W opinii prezesa UOKiK, Enter Air przekazuje konsumentom wprowadzające w błąd informacje o ograniczeniu swojej odpowiedzialności za opóźnienie w dostarczeniu bagażu rejestrowanego, jak również o jego zasadach odpowiedzialności za zniszczenie lub uszkodzenie bagażu rejestrowanego albo podręcznego.
"Przepisy określają jasno prawa i rekompensaty przysługujące konsumentom, a przedsiębiorca ma obowiązek ich o tym poinformować i wypłacić należne odszkodowanie. Jakiekolwiek próby limitowania praw konsumenckich i nierespektowania należnych roszczeń przez przedsiębiorców są niedopuszczalne. Podobnie jak nieudzielanie odpowiedzi na reklamacje w ustawowym terminie. W naszej ocenie praktyki przewoźnika, jak np. wymaganie składania podwójnej reklamacji, mogą wskazywać na naruszanie zbiorowych interesów konsumentów" – powiedział, cytowany w komunikacie, prezes UOKiK Tomasz Chróstny.

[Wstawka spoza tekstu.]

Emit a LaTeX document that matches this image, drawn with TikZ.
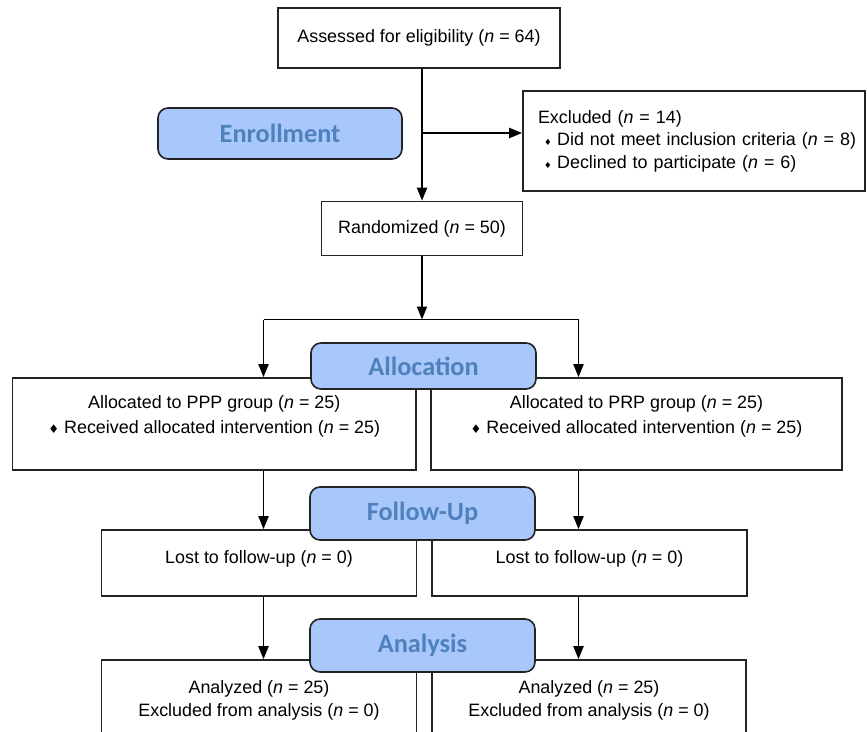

Firmie grozi m.in. kara do 10 proc. obrotu za każdą z zakwestionowanych praktyk. Dodano, że "UOKiK na bieżąco monitoruje skargi wpływające do Urzędu i Europejskiego Centrum Konsumenckiego. W ramach postępowań wyjaśniających przygląda się praktykom również innych linii lotniczych".
Enter Air: nie naruszamy zbiorowych interesów konsumentów
W przesłanym money.pl oświadczeniu spółka Enter Air stoi na stanowisku, że w jej działalności nie dochodzi do naruszania zbiorowych interesów konsumentów. "Działalność Spółki polega na czarterowaniu samolotów tour operatorom, a jedynie wyjątkowo na oferowaniu biletów lotniczych bezpośrednio pasażerom, którzy mogą być uznani za konsumentów. Spółka w przeważającej większości przypadków nie zawiera umów z konsumentami. UOKiK widzi tę kwestie inaczej" - czytamy w oświadczeniu.
Dodano, że spółka będzie współpracować z UOKiK i w toku postępowania Enter Air zamierza przedstawiać wyjaśnienia "przemawiające za jego stanowiskiem". "Spółka oraz jej doradcy prawni analizują obecnie treść i zakres zarzutów" - czytamy.
Enter Air podkreśla, że "przestrzeganie przepisów prawa, w tym prawa międzynarodowego regulującego kwestie związane z uprawnieniami pasażerów oraz polskiego prawa lotniczego, są w działalności Spółki traktowane bardzo poważnie".
Zwraca jednak uwagę, że "działalność lotnicza podlega szeregowi bardzo szczegółowych regulacji, które znajdują stosowne odzwierciedlenie np. w ogólnych warunkach przewozu stosowanych przez Spółkę".